Setiap tahun, hama dan penyakit tersebut mengakibatkan kerugian hasil panen sebesar 40 persen, atau setara sekitar 220 miliar dolar Amerika Serikat.

Ulat grayak, yang berasal dari Amerika Serikat, menyebar dengan cepat dan berkembang biak di seluruh benua Afrika dan Asia, serta negara-negara kepulauan Pasifik Selatan, hanya dalam waktu lima tahun sejak invasi pertama kali dilaporkan di Nigeria pada 2016, sehingga menjadi ancaman besar bagi ketahanan pangan global, kata Xia.

Institut Perlindungan Tanaman CAAS telah bekerja sama dengan lembaga penelitian perlindungan tanaman terkemuka di China untuk memerangi ulat grayak invasif.

Pencapaian yang signifikan telah dilakukan dalam peringatan dini, pemantauan, peramalan, dan pengendalian hama secara komprehensif.

Lembaga ini juga mendukung Aksi Global FAO dalam pengendalian ulat grayak dan mengimplementasikan proyek Kerja Sama Selatan-Selatan FAO-China di Afrika dan Asia Tenggara.

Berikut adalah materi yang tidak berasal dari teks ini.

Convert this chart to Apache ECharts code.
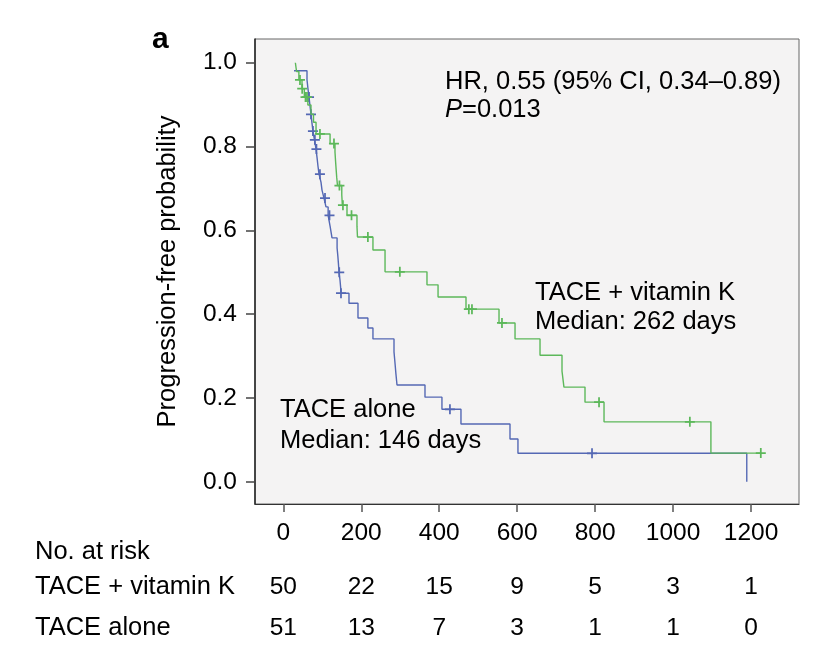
<!DOCTYPE html>
<html>
<head>
<meta charset="utf-8">
<script src="https://cdn.jsdelivr.net/npm/echarts@6/dist/echarts.min.js"></script>
<style>html,body{margin:0;padding:0;background:#fff;}#c{width:836px;height:658px;}</style>
</head>
<body>
<div id="c"></div>
<script>
// ---- data ----
const xTicks = [0, 200, 400, 600, 800, 1000, 1200];
const yTicks = [0, 0.2, 0.4, 0.6, 0.8, 1.0];
const groups = ['TACE + vitamin K', 'TACE alone'];
// Kaplan-Meier steps: [time (days), survival after that time]
const vitKSteps = [[31,1.0],[34,0.979],[40,0.959],[48,0.938],[54,0.918],[63,0.899],[71,0.877],[77.5,0.858],[84,0.83],[120,0.807],[132.6,0.787],[134,0.766],[135.5,0.746],[137,0.727],[139,0.707],[150,0.685],[151.5,0.66],[163.4,0.636],[189,0.61],[190.3,0.584],[230,0.553],[261,0.501],[368.6,0.47],[397,0.441],[468.7,0.412],[553.4,0.379],[594.5,0.341],[658.6,0.302],[715,0.264],[720,0.226],[774,0.19],[822.8,0.143],[1097,0.0685],[1225,0.0685]];
const aloneSteps = [[27.5,0.981],[60.8,0.959],[63.4,0.937],[66,0.918],[68.5,0.897],[71,0.877],[73.6,0.856],[76,0.837],[80,0.816],[84,0.794],[86.5,0.774],[89,0.753],[91.6,0.734],[96.7,0.715],[99.3,0.696],[104.4,0.677],[109.5,0.656],[115,0.636],[120,0.61],[125,0.582],[138,0.558],[140,0.538],[141.5,0.52],[143,0.5],[145.5,0.481],[147,0.465],[148,0.45],[168.5,0.426],[191.6,0.391],[217,0.367],[230,0.341],[284,0.31],[286.6,0.283],[289,0.257],[291.7,0.231],[363.5,0.202],[407,0.173],[455.8,0.138],[581.6,0.102],[602,0.068],[1189,0]];
// censoring times
const vitKCensor = [42.8, 48.5, 57, 60.8, 94, 130, 144, 153, 175, 217, 299, 476, 484, 561, 810, 1043, 1225];
const aloneCensor = [66, 71, 76, 81, 85, 94, 107, 118.5, 143.5, 148, 427.5, 792];
// number at risk
const riskTimes = [0, 200, 400, 600, 800, 1000, 1200];
const riskVitK = [50, 22, 15, 9, 5, 3, 1];
const riskAlone = [51, 13, 7, 3, 1, 1, 0];

const GREEN = '#5cb85a', BLUE = '#5468b4';
const FF = '"Liberation Sans", Arial, Helvetica, sans-serif';
const FS = 25.5;
const X_MIN = -72.6, X_MAX = 1323, Y_MIN = -0.053, Y_MAX = 1.0566;

function sAt(steps, t) {
  let s = steps[0][1];
  for (const p of steps) { if (p[0] <= t) s = p[1]; }
  return s;
}
const plus = 'path://M-0.7,-4 H0.7 V4 H-0.7 Z M-4,-0.7 H4 V0.7 H-4 Z';

const riskData = [];
riskTimes.forEach((t, i) => {
  riskData.push([t, groups[0], riskVitK[i]]);
  riskData.push([t, groups[1], riskAlone[i]]);
});

const chart = echarts.init(document.getElementById('c'), null, {renderer: 'canvas'});
chart.setOption({
  animation: false,
  backgroundColor: '#ffffff',
  grid: [
    {left: 255, right: 37, top: 39, bottom: 154, show: true, backgroundColor: '#f4f3f3', borderColor: '#666', borderWidth: 1},
    {left: 255, right: 37, top: 566.5, height: 82}
  ],
  xAxis: [
    {type: 'value', gridIndex: 0, min: X_MIN, max: X_MAX,
     axisLine: {show: true, onZero: false, lineStyle: {color: '#333', width: 1.2}},
     axisTick: {show: true, length: 8, customValues: xTicks, lineStyle: {color: '#555', width: 1.5}},
     axisLabel: {customValues: xTicks, margin: 17, fontSize: 24.5, color: '#000', fontFamily: FF,
                 formatter: v => String(v)},
     splitLine: {show: false}},
    {type: 'value', gridIndex: 1, min: X_MIN, max: X_MAX, show: false}
  ],
  yAxis: [
    {type: 'value', gridIndex: 0, min: Y_MIN, max: Y_MAX,
     name: 'Progression-free probability', nameLocation: 'middle', nameRotate: 90, nameGap: 74,
     nameTextStyle: {fontSize: FS, color: '#000', fontFamily: FF},
     axisLine: {show: true, onZero: false, lineStyle: {color: '#222', width: 1.5}},
     axisTick: {show: true, length: 9, customValues: yTicks, lineStyle: {color: '#444', width: 1.5}},
     axisLabel: {customValues: yTicks, margin: 18, fontSize: 24.5, color: '#000', fontFamily: FF,
                 formatter: v => v.toFixed(1)},
     splitLine: {show: false}},
    {type: 'category', gridIndex: 1, data: groups, inverse: true,
     axisLine: {show: false}, axisTick: {show: false}, splitLine: {show: false},
     axisLabel: {align: 'left', margin: 220, fontSize: FS, color: '#000', fontFamily: FF}}
  ],
  series: [
    {type: 'line', name: 'TACE alone', xAxisIndex: 0, yAxisIndex: 0, step: 'end', data: aloneSteps,
     showSymbol: false, lineStyle: {color: BLUE, width: 1.4}, z: 2},
    {type: 'scatter', xAxisIndex: 0, yAxisIndex: 0, symbol: plus, symbolSize: 10,
     itemStyle: {color: BLUE, opacity: 1}, data: aloneCensor.map(t => [t, sAt(aloneSteps, t)]), z: 3},
    {type: 'line', name: 'TACE + vitamin K', xAxisIndex: 0, yAxisIndex: 0, step: 'end', data: vitKSteps,
     showSymbol: false, lineStyle: {color: GREEN, width: 1.4}, z: 4},
    {type: 'scatter', xAxisIndex: 0, yAxisIndex: 0, symbol: plus, symbolSize: 10,
     itemStyle: {color: GREEN, opacity: 1}, data: vitKCensor.map(t => [t, sAt(vitKSteps, t)]), z: 5},
    {type: 'scatter', xAxisIndex: 1, yAxisIndex: 1, symbolSize: 0, data: riskData,
     itemStyle: {opacity: 1},
     label: {show: true, position: 'inside', formatter: p => String(p.value[2]),
             fontSize: 24.5, color: '#000', fontFamily: FF}}
  ],
  graphic: [
    {type: 'text', x: 152, y: 40, style: {text: 'a', font: 'bold 30px ' + FF, fill: '#000', verticalAlign: 'middle'}},
    {type: 'text', x: 445, y: 82, style: {text: 'HR, 0.55 (95% CI, 0.34\u20130.89)', font: FS + 'px ' + FF, fill: '#000', verticalAlign: 'middle'}},
    {type: 'text', x: 445, y: 110, style: {text: '{i|P}=0.013', font: FS + 'px ' + FF, fill: '#000', verticalAlign: 'middle',
      rich: {i: {fontStyle: 'italic', fontSize: FS, fontFamily: FF, fill: '#000'}}}},
    {type: 'text', x: 535, y: 293, style: {text: 'TACE + vitamin K', font: FS + 'px ' + FF, fill: '#000', verticalAlign: 'middle'}},
    {type: 'text', x: 535, y: 322, style: {text: 'Median: 262 days', font: FS + 'px ' + FF, fill: '#000', verticalAlign: 'middle'}},
    {type: 'text', x: 280, y: 410, style: {text: 'TACE alone', font: FS + 'px ' + FF, fill: '#000', verticalAlign: 'middle'}},
    {type: 'text', x: 280, y: 441, style: {text: 'Median: 146 days', font: FS + 'px ' + FF, fill: '#000', verticalAlign: 'middle'}},
    {type: 'text', x: 35, y: 552, style: {text: 'No. at risk', font: FS + 'px ' + FF, fill: '#000', verticalAlign: 'middle'}}
  ]
});
</script>
</body>
</html>
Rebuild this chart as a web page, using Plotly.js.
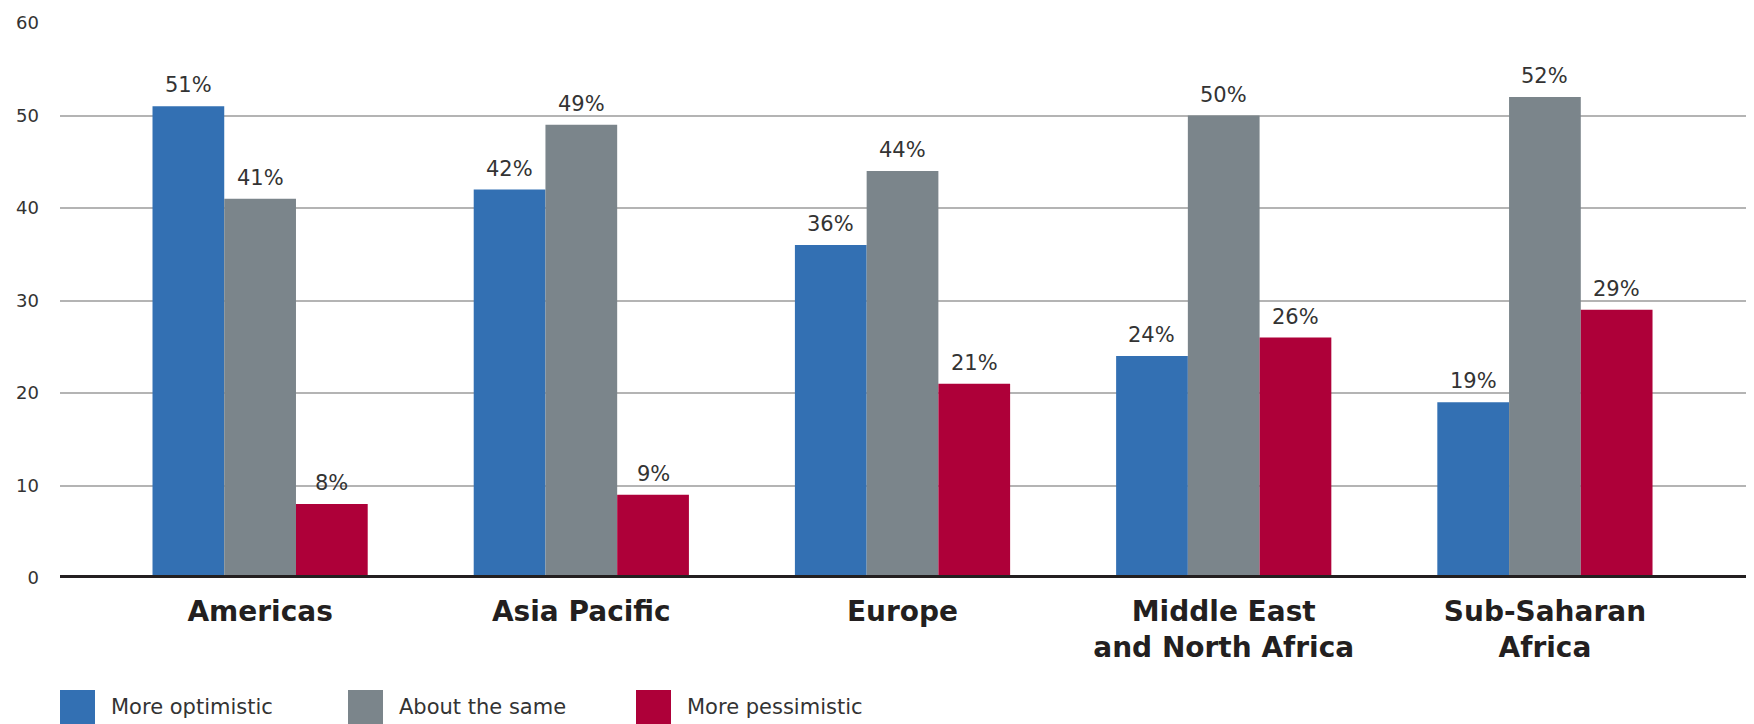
<!DOCTYPE html>
<html>
<head>
<meta charset="utf-8">
<script src="https://cdn.plot.ly/plotly-3.0.1.min.js"></script>
<style>
html,body{margin:0;padding:0;background:#fff;}
#chart{width:1754px;height:724px;}
</style>
</head>
<body>
<div id="chart"></div>
<script>
// ---- data ----
var categories = ["Americas", "Asia Pacific", "Europe", "Middle East<br>and North Africa", "Sub-Saharan<br>Africa"];
var seriesNames = ["More optimistic", "About the same", "More pessimistic"];
var moreOptimistic = [51, 42, 36, 24, 19];
var aboutTheSame = [41, 49, 44, 50, 52];
var morePessimistic = [8, 9, 21, 26, 29];
var yTickValues = [0, 10, 20, 30, 40, 50, 60];
var yTickLabels = ["0", "10", "20", "30", "40", "50", "60"];

// ---- styles ----
var colors = ["#3370b3", "#7b858b", "#ae0039"];
var W = 1754, H = 724;
var M = {l: 60, r: 8, t: 23, b: 146};
var plotW = W - M.l - M.r, plotH = H - M.t - M.b;
var xRange = [-0.623, 4.626];
var bargap = 0.33;
function px2paperX(px){ return (px - M.l) / plotW; }
function px2paperY(py){ return (H - M.b - py) / plotH; }

var allSeries = [moreOptimistic, aboutTheSame, morePessimistic];
var traces = allSeries.map(function(vals, i){
  return {
    type: "bar",
    name: seriesNames[i],
    x: categories,
    y: vals,
    marker: {color: colors[i], line: {width: 0}},
    hoverinfo: "skip"
  };
});

var shapes = [];
var annotations = [];

// value labels above bars (data coordinates, pixel offset to each bar in group)
var catPx = plotW / (xRange[1] - xRange[0]);
var barPx = catPx * (1 - bargap) / allSeries.length;
allSeries.forEach(function(vals, i){
  vals.forEach(function(v, j){
    annotations.push({
      xref: "x", yref: "y", x: categories[j], y: v,
      xshift: (i - (allSeries.length - 1) / 2) * barPx,
      yshift: 7,
      xanchor: "center", yanchor: "bottom",
      text: v + "%", showarrow: false,
      font: {family: "DejaVu Sans", size: 21, color: "#333333"}
    });
  });
});

// custom legend (large squares)
var legendX = [60, 348, 636];
seriesNames.forEach(function(n, i){
  shapes.push({
    type: "rect", xref: "paper", yref: "paper",
    x0: px2paperX(legendX[i]), x1: px2paperX(legendX[i] + 35),
    y0: px2paperY(690), y1: px2paperY(726),
    fillcolor: colors[i], line: {width: 0}
  });
  annotations.push({
    xref: "paper", yref: "paper",
    x: px2paperX(legendX[i] + 49), y: px2paperY(707),
    xanchor: "left", yanchor: "middle",
    text: n, showarrow: false,
    font: {family: "DejaVu Sans", size: 21, color: "#333333"}
  });
});
// baseline (thick axis line at zero)
shapes.push({
  type: "line", xref: "paper", yref: "y",
  x0: 0, x1: 1, y0: 0, y1: 0,
  line: {color: "#231f20", width: 6}, layer: "above"
});

var layout = {
  width: W, height: H,
  margin: M,
  paper_bgcolor: "#ffffff", plot_bgcolor: "#ffffff",
  barmode: "group",
  bargap: bargap,
  bargroupgap: 0,
  showlegend: false,
  font: {family: "DejaVu Sans", color: "#333333"},
  xaxis: {
    type: "category",
    range: xRange,
    showgrid: false, zeroline: false, showline: false,
    ticks: "",
    ticklabelstandoff: 14,
    tickfont: {family: "DejaVu Sans", size: 28, color: "#231f20", weight: "bold"}
  },
  yaxis: {
    range: [0, 60],
    tickvals: yTickValues,
    ticktext: yTickLabels,
    showgrid: true, gridcolor: "#b4b4b4", gridwidth: 2,
    zeroline: false, showline: false,
    ticks: "",
    ticklabelstandoff: 20,
    tickfont: {family: "DejaVu Sans", size: 18, color: "#333333"}
  },
  shapes: shapes,
  annotations: annotations
};

Plotly.newPlot("chart", traces, layout, {displayModeBar: false, staticPlot: true});
</script>
</body>
</html>
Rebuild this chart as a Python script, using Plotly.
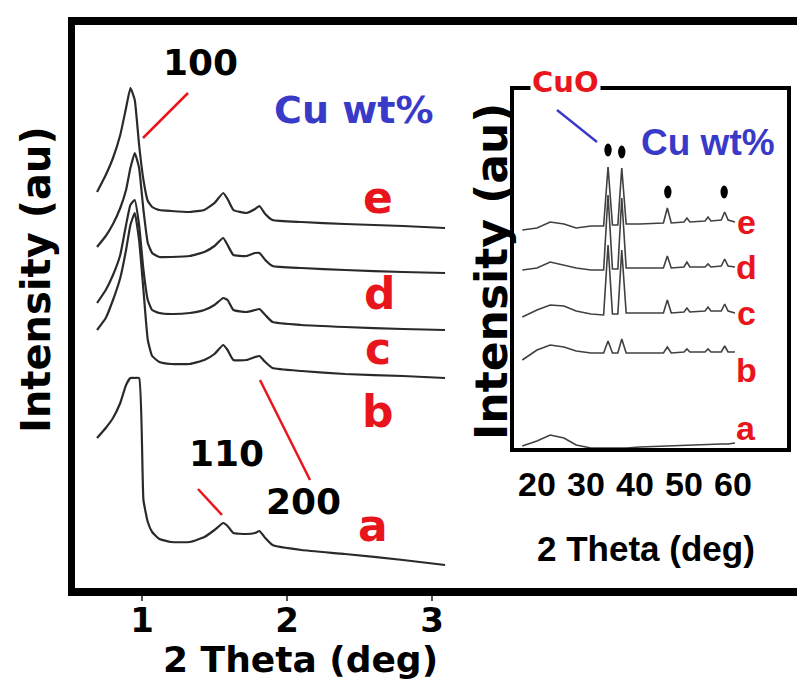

Pengalaman sukses China, yang dipromosikan secara luas di negara-negara terkait, membuahkan hasil yang baik dan mendapat pujian yang tinggi dari negara-negara tersebut, kata Xia.

Para ilmuwan China menemukan invasi awal ulat grayak di China pada Desember 2018. Mereka mengidentifikasi pola migrasi musiman hama tersebut di wilayah perbatasan antara China dan Myanmar, Laos, dan Vietnam.

Dengan memanfaatkan teknologi informasi dan teknologi visi komputer, para ilmuwan mengembangkan sistem untuk identifikasi otomatis, pemantauan dinamis, dan peringatan dini yang tepat terhadap hama tersebut, demikian menurut lembaga tersebut.

Melalui pengelolaan yang efektif, rata-rata luas area serangan ulat grayak setiap tahunnya di China berkurang sekitar 5,33 juta hektar dibandingkan dengan perkiraan, sehingga dapat mencegah kerugian produksi jagung tahunan sebesar 5 miliar hingga 6 miliar kg, menurut CAAS.

FAO telah merekomendasikan pengalaman dan praktik-praktik China dalam mengendalikan invasi ulat grayak secara global, memberikan solusi yang dikembangkan China untuk pengendalian ulat grayak yang berkelanjutan di seluruh dunia.